▶ _COLLECTED DATA_:
──────
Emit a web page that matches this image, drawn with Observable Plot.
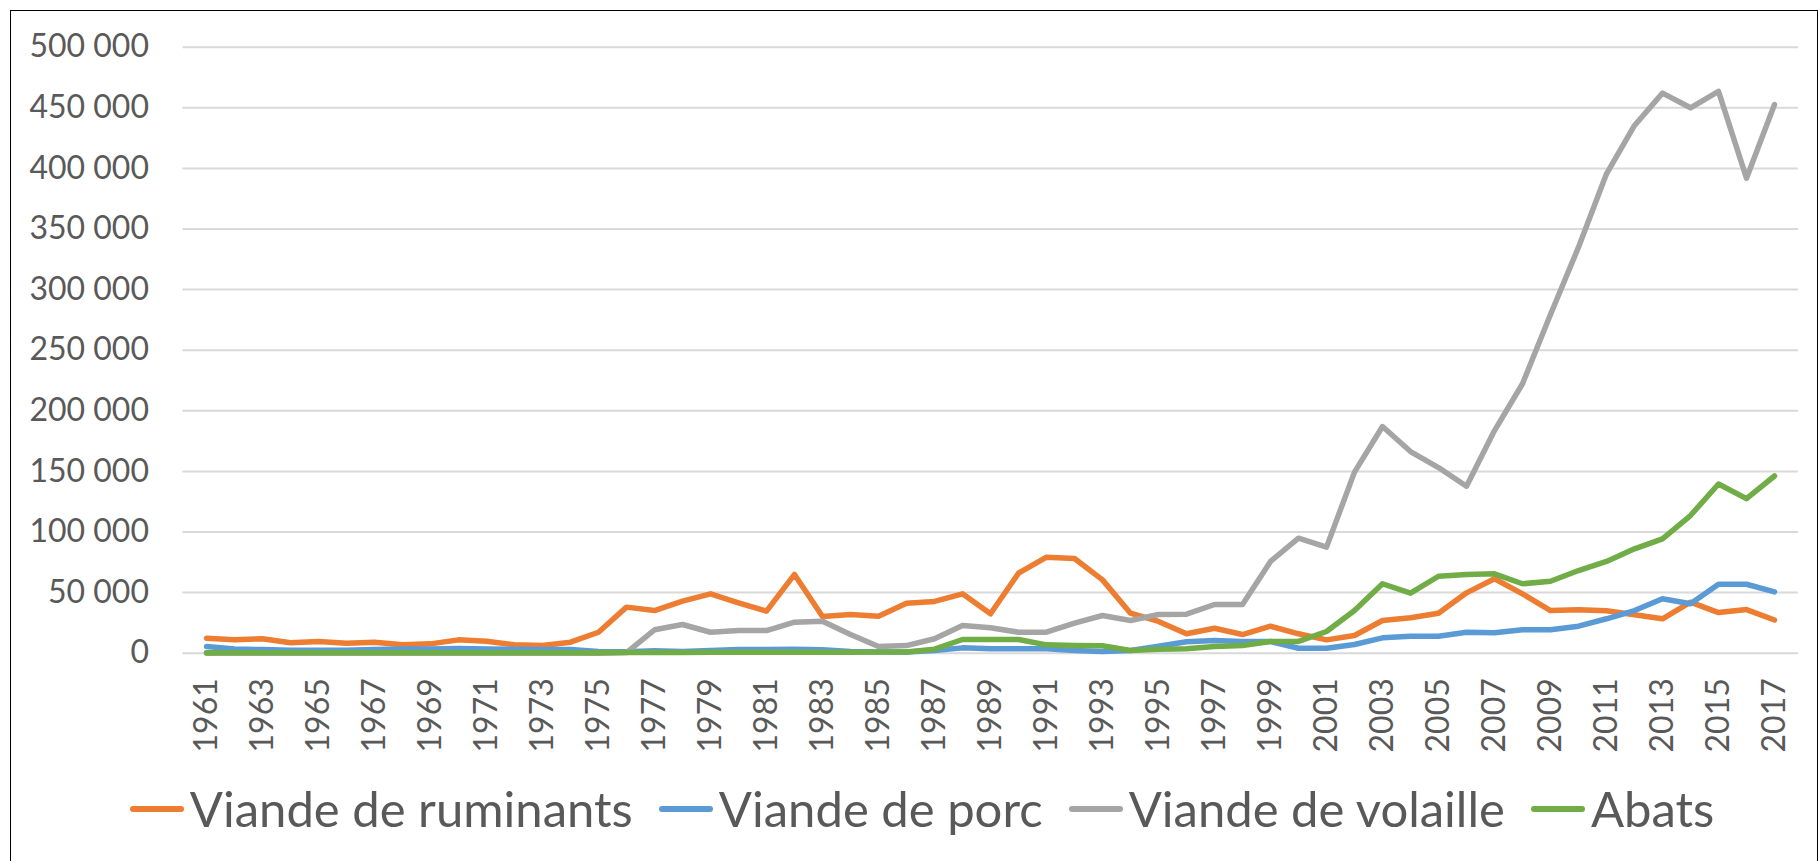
<!DOCTYPE html>
<html>
<head>
<meta charset="utf-8">
<script src="https://cdn.jsdelivr.net/npm/d3@7"></script>
<script src="https://cdn.jsdelivr.net/npm/@observablehq/plot@0.6"></script>
<style>
  html, body { margin: 0; padding: 0; background: #fff; overflow: hidden; }
  #frame { position: absolute; left: 10px; top: 10px; width: 1806px; height: 900px;
           border-top: 1.5px solid #000; border-left: 1.5px solid #000; border-right: 1.5px solid #000; }
  #chart { position: absolute; left: 0; top: 0; }
  #legend { position: absolute; left: 0; top: 784px; width: 1818px; box-sizing: border-box; padding-left: 26px;
            display: flex; justify-content: center; align-items: center;
            font-family: Lato, sans-serif; font-size: 49px; line-height: 49px; color: #595959; }
  .item { display: flex; align-items: center; margin: 0 13px; }
  .sw { width: 54px; height: 6px; border-radius: 3px; margin-right: 6px; }
</style>
</head>
<body>
<div id="frame"></div>
<div id="chart"></div>
<div id="legend"></div>
<script>
const years = [1961,1962,1963,1964,1965,1966,1967,1968,1969,1970,
  1971,1972,1973,1974,1975,1976,1977,1978,1979,1980,
  1981,1982,1983,1984,1985,1986,1987,1988,1989,1990,
  1991,1992,1993,1994,1995,1996,1997,1998,1999,2000,
  2001,2002,2003,2004,2005,2006,2007,2008,2009,2010,
  2011,2012,2013,2014,2015,2016,2017];

const seriesNames = ["Viande de ruminants", "Viande de porc", "Viande de volaille", "Abats"];
const seriesColors = ["#ED7D31", "#5B9BD5", "#A5A5A5", "#70AD47"];

const ruminants = [12400,11000,11900,8600,9600,8300,9100,6900,7700,11000,
  9900,6900,6400,9100,17300,38000,35200,42900,49000,41600,
  34700,65000,30300,31900,30500,41300,42700,49000,32500,66000,
  79200,78100,60500,33000,26200,16000,20600,15400,22300,16000,
  11000,14600,27000,29200,33000,49800,61400,49000,35200,35800,
  35000,31700,28400,42100,33500,36000,27400];

const porc = [5500,3500,3000,2500,2500,2500,3000,3500,3500,3800,
  3500,3200,3000,3000,1500,1200,2000,1500,2200,3000,
  3000,3200,2800,1500,1000,1000,2200,4400,3600,3600,
  3600,2200,1400,2200,5800,9400,10500,9700,9700,4100,
  4100,7200,12700,14000,14000,17300,16800,19300,19300,22300,
  28400,35200,44900,40800,56900,56900,50600];

const volaille = [0,0,0,0,0,0,0,0,0,0,
  0,0,0,0,0,500,19300,23700,17300,18700,
  18700,25600,26400,15400,5500,6300,11900,22900,21000,17300,
  17300,24800,31100,27000,31900,32200,40200,40200,75700,94900,
  87500,149400,187000,166400,153200,137800,183700,222300,279400,335000,
  395500,435400,462100,450000,463500,391900,452700];

const abats = [300,300,300,300,300,300,300,300,300,300,
  300,300,300,300,300,500,500,600,700,700,
  800,800,800,800,1000,1000,3300,11300,11300,11300,
  6900,6300,6100,2200,3300,3600,5500,6300,9700,9700,
  17900,35200,57300,49500,63500,64900,65500,57300,59400,68200,
  75700,86100,94400,113600,139600,127500,146200];

const yTicks = [0,50000,100000,150000,200000,250000,300000,350000,400000,450000,500000];
const xTicks = years.filter(y => (y - 1961) % 2 === 0);

const allSeries = [ruminants, porc, volaille, abats];
const data = [];
allSeries.forEach((vals, i) => {
  vals.forEach((v, j) => data.push({series: seriesNames[i], year: years[j], value: v}));
});

const fmt = d => d3.format(",")(d).replace(/,/g, " ");

const chart = Plot.plot({
  width: 1818,
  height: 770,
  marginTop: 46.7,
  marginBottom: 117.3,
  marginLeft: 182.5,
  marginRight: 20,
  style: {fontFamily: "Lato, sans-serif", fontSize: "32px", color: "#595959", background: "transparent", overflow: "visible"},
  x: {type: "point", domain: years, padding: 0.5, align: 0.5, label: null},
  y: {domain: [0, 500000], label: null},
  color: {domain: seriesNames, range: seriesColors},
  marks: [
    Plot.gridY(yTicks, {stroke: "#d9d9d9", strokeOpacity: 1, strokeWidth: 2}),
    Plot.axisY(yTicks, {tickSize: 0, tickPadding: 34, tickFormat: fmt, fontSize: 32, fill: "#595959", label: null}),
    Plot.axisX(xTicks, {tickSize: 0, tickPadding: 25, tickRotate: -90, tickFormat: d => String(d), fontSize: 32, fill: "#595959", label: null}),
    Plot.line(data, {x: "year", y: "value", z: "series", stroke: "series", strokeWidth: 5.5,
                     strokeLinecap: "round", strokeLinejoin: "round"})
  ]
});
document.getElementById("chart").appendChild(chart);

const legend = document.getElementById("legend");
seriesNames.forEach((name, i) => {
  const item = document.createElement("div");
  item.className = "item";
  const sw = document.createElement("div");
  sw.className = "sw";
  sw.style.background = seriesColors[i];
  const label = document.createElement("span");
  label.textContent = name;
  item.appendChild(sw);
  item.appendChild(label);
  legend.appendChild(item);
});
</script>
</body>
</html>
──────
Copy out each line exactly, without the pictures.

Emit a web page that matches this image, drawn with Observable Plot.
<!DOCTYPE html>
<html>
<head>
<meta charset="utf-8">
<script src="https://cdn.jsdelivr.net/npm/d3@7"></script>
<script src="https://cdn.jsdelivr.net/npm/@observablehq/plot@0.6"></script>
<style>
  html, body { margin: 0; padding: 0; background: #fff; overflow: hidden; }
  #frame { position: absolute; left: 10px; top: 10px; width: 1806px; height: 900px;
           border-top: 1.5px solid #000; border-left: 1.5px solid #000; border-right: 1.5px solid #000; }
  #chart { position: absolute; left: 0; top: 0; }
  #legend { position: absolute; left: 0; top: 784px; width: 1818px; box-sizing: border-box; padding-left: 26px;
            display: flex; justify-content: center; align-items: center;
            font-family: Lato, sans-serif; font-size: 49px; line-height: 49px; color: #595959; }
  .item { display: flex; align-items: center; margin: 0 13px; }
  .sw { width: 54px; height: 6px; border-radius: 3px; margin-right: 6px; }
</style>
</head>
<body>
<div id="frame"></div>
<div id="chart"></div>
<div id="legend"></div>
<script>
const years = [1961,1962,1963,1964,1965,1966,1967,1968,1969,1970,
  1971,1972,1973,1974,1975,1976,1977,1978,1979,1980,
  1981,1982,1983,1984,1985,1986,1987,1988,1989,1990,
  1991,1992,1993,1994,1995,1996,1997,1998,1999,2000,
  2001,2002,2003,2004,2005,2006,2007,2008,2009,2010,
  2011,2012,2013,2014,2015,2016,2017];

const seriesNames = ["Viande de ruminants", "Viande de porc", "Viande de volaille", "Abats"];
const seriesColors = ["#ED7D31", "#5B9BD5", "#A5A5A5", "#70AD47"];

const ruminants = [12400,11000,11900,8600,9600,8300,9100,6900,7700,11000,
  9900,6900,6400,9100,17300,38000,35200,42900,49000,41600,
  34700,65000,30300,31900,30500,41300,42700,49000,32500,66000,
  79200,78100,60500,33000,26200,16000,20600,15400,22300,16000,
  11000,14600,27000,29200,33000,49800,61400,49000,35200,35800,
  35000,31700,28400,42100,33500,36000,27400];

const porc = [5500,3500,3000,2500,2500,2500,3000,3500,3500,3800,
  3500,3200,3000,3000,1500,1200,2000,1500,2200,3000,
  3000,3200,2800,1500,1000,1000,2200,4400,3600,3600,
  3600,2200,1400,2200,5800,9400,10500,9700,9700,4100,
  4100,7200,12700,14000,14000,17300,16800,19300,19300,22300,
  28400,35200,44900,40800,56900,56900,50600];

const volaille = [0,0,0,0,0,0,0,0,0,0,
  0,0,0,0,0,500,19300,23700,17300,18700,
  18700,25600,26400,15400,5500,6300,11900,22900,21000,17300,
  17300,24800,31100,27000,31900,32200,40200,40200,75700,94900,
  87500,149400,187000,166400,153200,137800,183700,222300,279400,335000,
  395500,435400,462100,450000,463500,391900,452700];

const abats = [300,300,300,300,300,300,300,300,300,300,
  300,300,300,300,300,500,500,600,700,700,
  800,800,800,800,1000,1000,3300,11300,11300,11300,
  6900,6300,6100,2200,3300,3600,5500,6300,9700,9700,
  17900,35200,57300,49500,63500,64900,65500,57300,59400,68200,
  75700,86100,94400,113600,139600,127500,146200];

const yTicks = [0,50000,100000,150000,200000,250000,300000,350000,400000,450000,500000];
const xTicks = years.filter(y => (y - 1961) % 2 === 0);

const allSeries = [ruminants, porc, volaille, abats];
const data = [];
allSeries.forEach((vals, i) => {
  vals.forEach((v, j) => data.push({series: seriesNames[i], year: years[j], value: v}));
});

const fmt = d => d3.format(",")(d).replace(/,/g, " ");

const chart = Plot.plot({
  width: 1818,
  height: 770,
  marginTop: 46.7,
  marginBottom: 117.3,
  marginLeft: 182.5,
  marginRight: 20,
  style: {fontFamily: "Lato, sans-serif", fontSize: "32px", color: "#595959", background: "transparent", overflow: "visible"},
  x: {type: "point", domain: years, padding: 0.5, align: 0.5, label: null},
  y: {domain: [0, 500000], label: null},
  color: {domain: seriesNames, range: seriesColors},
  marks: [
    Plot.gridY(yTicks, {stroke: "#d9d9d9", strokeOpacity: 1, strokeWidth: 2}),
    Plot.axisY(yTicks, {tickSize: 0, tickPadding: 34, tickFormat: fmt, fontSize: 32, fill: "#595959", label: null}),
    Plot.axisX(xTicks, {tickSize: 0, tickPadding: 25, tickRotate: -90, tickFormat: d => String(d), fontSize: 32, fill: "#595959", label: null}),
    Plot.line(data, {x: "year", y: "value", z: "series", stroke: "series", strokeWidth: 5.5,
                     strokeLinecap: "round", strokeLinejoin: "round"})
  ]
});
document.getElementById("chart").appendChild(chart);

const legend = document.getElementById("legend");
seriesNames.forEach((name, i) => {
  const item = document.createElement("div");
  item.className = "item";
  const sw = document.createElement("div");
  sw.className = "sw";
  sw.style.background = seriesColors[i];
  const label = document.createElement("span");
  label.textContent = name;
  item.appendChild(sw);
  item.appendChild(label);
  legend.appendChild(item);
});
</script>
</body>
</html>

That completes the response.